* Task
All of the data should be repeated exactly; pictures are not part of the copy.
## BEGIN Data segment
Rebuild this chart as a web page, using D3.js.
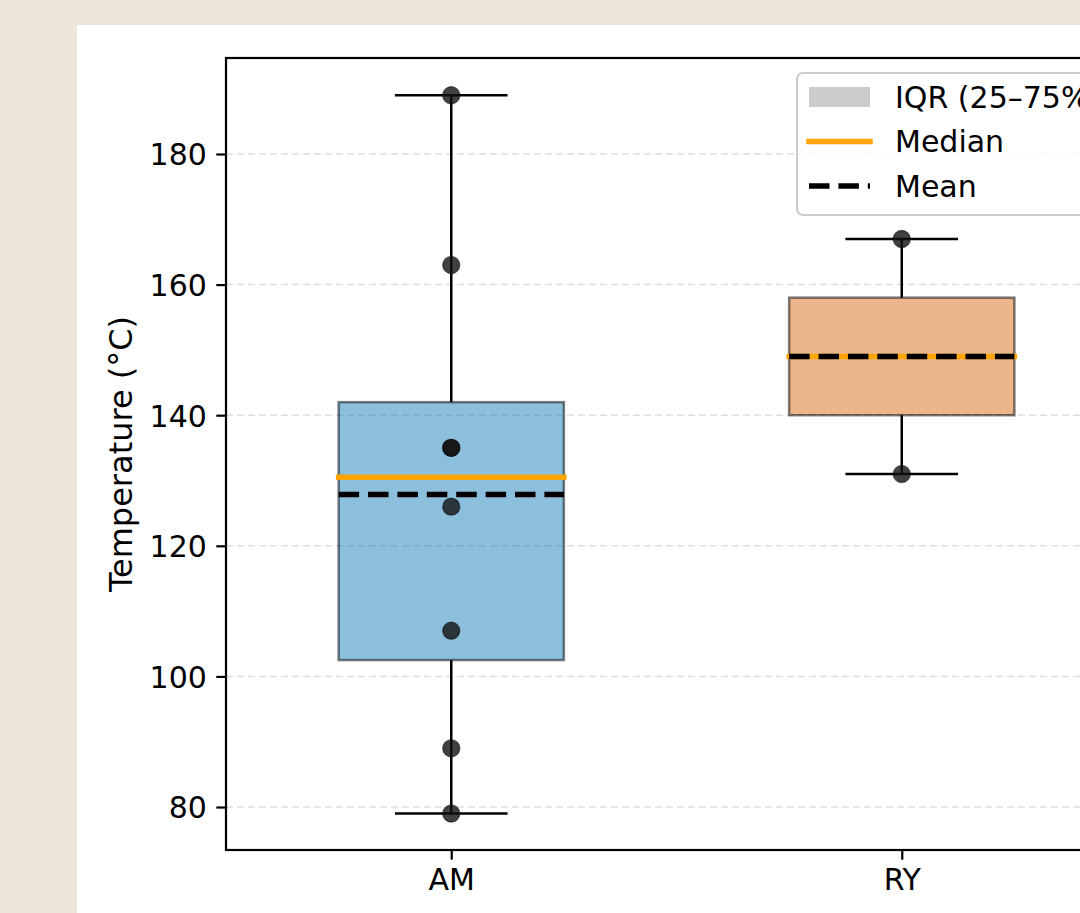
<!DOCTYPE html>
<html>
<head>
<meta charset="utf-8">
<script src="https://cdn.jsdelivr.net/npm/d3@7"></script>
<style>
  html, body { margin: 0; padding: 0; overflow: hidden; background: #ede6da; }
  svg { display: block; }
  text { font-family: "DejaVu Sans", sans-serif; fill: #000; }
</style>
</head>
<body>
<script>
// ---- data ----
const categories = ["AM", "RY"];
const amValues = [79, 89, 107, 126, 135, 135, 163, 189];
const ryValues = [131, 167];
const seriesValues = [amValues, ryValues];
const boxColors = ["#0072b2", "#d55e00"];
const yTicks = [80, 100, 120, 140, 160, 180];
const legendLabels = ["IQR (25–75%)", "Median", "Mean"];
const yLabel = "Temperature (°C)";

// ---- layout ----
const W = 1200, H = 913;
const plot = { left: 226, top: 58, right: 1127, bottom: 850 };

const svg = d3.select("body").append("svg").attr("width", W).attr("height", H);

// white figure panel
svg.append("rect").attr("x", 77).attr("y", 25).attr("width", W).attr("height", H).attr("fill", "#fff");

const x = d3.scaleLinear().domain([0.5, categories.length + 0.5]).range([plot.left, plot.right]);
const y = d3.scaleLinear().domain([73.42, 194.7]).range([plot.bottom, plot.top]);

// grid
svg.append("g").selectAll("line").data(yTicks).join("line")
  .attr("x1", plot.left).attr("x2", plot.right)
  .attr("y1", d => y(d)).attr("y2", d => y(d))
  .attr("stroke", "#d9d9d9").attr("stroke-width", 1.5).attr("stroke-dasharray", "7,4").attr("opacity", 0.8);

// stats
const stats = seriesValues.map((vals, i) => {
  const s = vals.slice().sort(d3.ascending);
  const q1 = d3.quantile(s, 0.25), q3 = d3.quantile(s, 0.75), med = d3.quantile(s, 0.5);
  const iqr = q3 - q1;
  const lo = d3.min(s.filter(v => v >= q1 - 1.5 * iqr));
  const hi = d3.max(s.filter(v => v <= q3 + 1.5 * iqr));
  return { i, pos: i + 1, q1, q3, med, mean: d3.mean(s), lo, hi, vals: s, color: boxColors[i] };
});

const boxHalf = 0.25, capHalf = 0.125;
const g = svg.append("g");
const lw = 2.5;

// whiskers
stats.forEach(s => {
  const cx = x(s.pos);
  g.append("line").attr("x1", cx).attr("x2", cx).attr("y1", y(s.q3)).attr("y2", y(s.hi))
    .attr("stroke", "#000").attr("stroke-width", lw);
  g.append("line").attr("x1", cx).attr("x2", cx).attr("y1", y(s.q1)).attr("y2", y(s.lo))
    .attr("stroke", "#000").attr("stroke-width", lw);
  [s.lo, s.hi].forEach(v => {
    g.append("line").attr("x1", x(s.pos - capHalf)).attr("x2", x(s.pos + capHalf))
      .attr("y1", y(v)).attr("y2", y(v)).attr("stroke", "#000").attr("stroke-width", lw);
  });
});

// boxes
g.selectAll("rect.box").data(stats).join("rect").attr("class", "box")
  .attr("x", d => x(d.pos - boxHalf)).attr("width", d => x(d.pos + boxHalf) - x(d.pos - boxHalf))
  .attr("y", d => y(d.q3)).attr("height", d => y(d.q1) - y(d.q3))
  .attr("fill", d => d.color).attr("fill-opacity", 0.45)
  .attr("stroke", "#000").attr("stroke-opacity", 0.5).attr("stroke-width", lw);

// medians
g.selectAll("line.med").data(stats).join("line").attr("class", "med")
  .attr("x1", d => x(d.pos - boxHalf)).attr("x2", d => x(d.pos + boxHalf))
  .attr("y1", d => y(d.med)).attr("y2", d => y(d.med))
  .attr("stroke", "#ffa500").attr("stroke-width", 5.5).attr("stroke-linecap", "square");

// means
g.selectAll("line.mean").data(stats).join("line").attr("class", "mean")
  .attr("x1", d => x(d.pos - boxHalf)).attr("x2", d => x(d.pos + boxHalf))
  .attr("y1", d => y(d.mean)).attr("y2", d => y(d.mean))
  .attr("stroke", "#000").attr("stroke-width", 5.5).attr("stroke-dasharray", "20.5,8.9");

// points
stats.forEach(s => {
  g.selectAll(null).data(s.vals).join("circle")
    .attr("cx", x(s.pos)).attr("cy", d => y(d)).attr("r", 8.6)
    .attr("fill", "#111").attr("fill-opacity", 0.8)
    .attr("stroke", "#000").attr("stroke-opacity", 0.5).attr("stroke-width", 1.2);
});

// axes
const yAxis = svg.append("g").attr("transform", `translate(${plot.left},0)`)
  .call(d3.axisLeft(y).tickValues(yTicks).tickSize(9.7).tickPadding(9.5));
const xAxis = svg.append("g").attr("transform", `translate(0,${plot.bottom})`)
  .call(d3.axisBottom(x).tickValues(categories.map((c, i) => i + 1)).tickFormat((d, i) => categories[i]).tickSize(9.7).tickPadding(9));
[yAxis, xAxis].forEach(a => {
  a.select(".domain").remove();
  a.selectAll(".tick line").attr("stroke", "#000").attr("stroke-width", 2.2);
  a.selectAll(".tick text").attr("font-size", 30).attr("font-family", "DejaVu Sans").attr("fill", "#000");
});
yAxis.selectAll(".tick text").attr("dy", "0.36em");

// frame
svg.append("rect").attr("x", plot.left).attr("y", plot.top)
  .attr("width", plot.right - plot.left).attr("height", plot.bottom - plot.top)
  .attr("fill", "none").attr("stroke", "#000").attr("stroke-width", 2.2);

// y label
svg.append("text").attr("transform", `translate(132,${(plot.top + plot.bottom) / 2}) rotate(-90)`)
  .attr("text-anchor", "middle").attr("font-size", 32).text(yLabel);

// legend
const lg = svg.append("g");
lg.append("rect").attr("x", 797).attr("y", 73).attr("width", 318).attr("height", 142).attr("rx", 6)
  .attr("fill", "#fff").attr("fill-opacity", 0.8).attr("stroke", "#cccccc").attr("stroke-width", 2);
const rowY = [97, 141.5, 186];
lg.append("rect").attr("x", 809).attr("y", rowY[0] - 10).attr("width", 61).attr("height", 20).attr("fill", "#cccccc");
lg.append("line").attr("x1", 809).attr("x2", 870).attr("y1", rowY[1]).attr("y2", rowY[1])
  .attr("stroke", "#ffa500").attr("stroke-width", 5.5).attr("stroke-linecap", "square");
lg.append("line").attr("x1", 809).attr("x2", 870).attr("y1", rowY[2]).attr("y2", rowY[2])
  .attr("stroke", "#000").attr("stroke-width", 5.5).attr("stroke-dasharray", "20.5,8.9");
lg.selectAll("text").data(legendLabels).join("text")
  .attr("x", 895).attr("y", (d, i) => rowY[i]).attr("dy", "0.36em")
  .attr("font-size", 30).text(d => d);
</script>
</body>
</html>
## END Data segment
* Solution for this problem
Rebuild this chart as a web page, using D3.js.
<!DOCTYPE html>
<html>
<head>
<meta charset="utf-8">
<script src="https://cdn.jsdelivr.net/npm/d3@7"></script>
<style>
  html, body { margin: 0; padding: 0; overflow: hidden; background: #ede6da; }
  svg { display: block; }
  text { font-family: "DejaVu Sans", sans-serif; fill: #000; }
</style>
</head>
<body>
<script>
// ---- data ----
const categories = ["AM", "RY"];
const amValues = [79, 89, 107, 126, 135, 135, 163, 189];
const ryValues = [131, 167];
const seriesValues = [amValues, ryValues];
const boxColors = ["#0072b2", "#d55e00"];
const yTicks = [80, 100, 120, 140, 160, 180];
const legendLabels = ["IQR (25–75%)", "Median", "Mean"];
const yLabel = "Temperature (°C)";

// ---- layout ----
const W = 1200, H = 913;
const plot = { left: 226, top: 58, right: 1127, bottom: 850 };

const svg = d3.select("body").append("svg").attr("width", W).attr("height", H);

// white figure panel
svg.append("rect").attr("x", 77).attr("y", 25).attr("width", W).attr("height", H).attr("fill", "#fff");

const x = d3.scaleLinear().domain([0.5, categories.length + 0.5]).range([plot.left, plot.right]);
const y = d3.scaleLinear().domain([73.42, 194.7]).range([plot.bottom, plot.top]);

// grid
svg.append("g").selectAll("line").data(yTicks).join("line")
  .attr("x1", plot.left).attr("x2", plot.right)
  .attr("y1", d => y(d)).attr("y2", d => y(d))
  .attr("stroke", "#d9d9d9").attr("stroke-width", 1.5).attr("stroke-dasharray", "7,4").attr("opacity", 0.8);

// stats
const stats = seriesValues.map((vals, i) => {
  const s = vals.slice().sort(d3.ascending);
  const q1 = d3.quantile(s, 0.25), q3 = d3.quantile(s, 0.75), med = d3.quantile(s, 0.5);
  const iqr = q3 - q1;
  const lo = d3.min(s.filter(v => v >= q1 - 1.5 * iqr));
  const hi = d3.max(s.filter(v => v <= q3 + 1.5 * iqr));
  return { i, pos: i + 1, q1, q3, med, mean: d3.mean(s), lo, hi, vals: s, color: boxColors[i] };
});

const boxHalf = 0.25, capHalf = 0.125;
const g = svg.append("g");
const lw = 2.5;

// whiskers
stats.forEach(s => {
  const cx = x(s.pos);
  g.append("line").attr("x1", cx).attr("x2", cx).attr("y1", y(s.q3)).attr("y2", y(s.hi))
    .attr("stroke", "#000").attr("stroke-width", lw);
  g.append("line").attr("x1", cx).attr("x2", cx).attr("y1", y(s.q1)).attr("y2", y(s.lo))
    .attr("stroke", "#000").attr("stroke-width", lw);
  [s.lo, s.hi].forEach(v => {
    g.append("line").attr("x1", x(s.pos - capHalf)).attr("x2", x(s.pos + capHalf))
      .attr("y1", y(v)).attr("y2", y(v)).attr("stroke", "#000").attr("stroke-width", lw);
  });
});

// boxes
g.selectAll("rect.box").data(stats).join("rect").attr("class", "box")
  .attr("x", d => x(d.pos - boxHalf)).attr("width", d => x(d.pos + boxHalf) - x(d.pos - boxHalf))
  .attr("y", d => y(d.q3)).attr("height", d => y(d.q1) - y(d.q3))
  .attr("fill", d => d.color).attr("fill-opacity", 0.45)
  .attr("stroke", "#000").attr("stroke-opacity", 0.5).attr("stroke-width", lw);

// medians
g.selectAll("line.med").data(stats).join("line").attr("class", "med")
  .attr("x1", d => x(d.pos - boxHalf)).attr("x2", d => x(d.pos + boxHalf))
  .attr("y1", d => y(d.med)).attr("y2", d => y(d.med))
  .attr("stroke", "#ffa500").attr("stroke-width", 5.5).attr("stroke-linecap", "square");

// means
g.selectAll("line.mean").data(stats).join("line").attr("class", "mean")
  .attr("x1", d => x(d.pos - boxHalf)).attr("x2", d => x(d.pos + boxHalf))
  .attr("y1", d => y(d.mean)).attr("y2", d => y(d.mean))
  .attr("stroke", "#000").attr("stroke-width", 5.5).attr("stroke-dasharray", "20.5,8.9");

// points
stats.forEach(s => {
  g.selectAll(null).data(s.vals).join("circle")
    .attr("cx", x(s.pos)).attr("cy", d => y(d)).attr("r", 8.6)
    .attr("fill", "#111").attr("fill-opacity", 0.8)
    .attr("stroke", "#000").attr("stroke-opacity", 0.5).attr("stroke-width", 1.2);
});

// axes
const yAxis = svg.append("g").attr("transform", `translate(${plot.left},0)`)
  .call(d3.axisLeft(y).tickValues(yTicks).tickSize(9.7).tickPadding(9.5));
const xAxis = svg.append("g").attr("transform", `translate(0,${plot.bottom})`)
  .call(d3.axisBottom(x).tickValues(categories.map((c, i) => i + 1)).tickFormat((d, i) => categories[i]).tickSize(9.7).tickPadding(9));
[yAxis, xAxis].forEach(a => {
  a.select(".domain").remove();
  a.selectAll(".tick line").attr("stroke", "#000").attr("stroke-width", 2.2);
  a.selectAll(".tick text").attr("font-size", 30).attr("font-family", "DejaVu Sans").attr("fill", "#000");
});
yAxis.selectAll(".tick text").attr("dy", "0.36em");

// frame
svg.append("rect").attr("x", plot.left).attr("y", plot.top)
  .attr("width", plot.right - plot.left).attr("height", plot.bottom - plot.top)
  .attr("fill", "none").attr("stroke", "#000").attr("stroke-width", 2.2);

// y label
svg.append("text").attr("transform", `translate(132,${(plot.top + plot.bottom) / 2}) rotate(-90)`)
  .attr("text-anchor", "middle").attr("font-size", 32).text(yLabel);

// legend
const lg = svg.append("g");
lg.append("rect").attr("x", 797).attr("y", 73).attr("width", 318).attr("height", 142).attr("rx", 6)
  .attr("fill", "#fff").attr("fill-opacity", 0.8).attr("stroke", "#cccccc").attr("stroke-width", 2);
const rowY = [97, 141.5, 186];
lg.append("rect").attr("x", 809).attr("y", rowY[0] - 10).attr("width", 61).attr("height", 20).attr("fill", "#cccccc");
lg.append("line").attr("x1", 809).attr("x2", 870).attr("y1", rowY[1]).attr("y2", rowY[1])
  .attr("stroke", "#ffa500").attr("stroke-width", 5.5).attr("stroke-linecap", "square");
lg.append("line").attr("x1", 809).attr("x2", 870).attr("y1", rowY[2]).attr("y2", rowY[2])
  .attr("stroke", "#000").attr("stroke-width", 5.5).attr("stroke-dasharray", "20.5,8.9");
lg.selectAll("text").data(legendLabels).join("text")
  .attr("x", 895).attr("y", (d, i) => rowY[i]).attr("dy", "0.36em")
  .attr("font-size", 30).text(d => d);
</script>
</body>
</html>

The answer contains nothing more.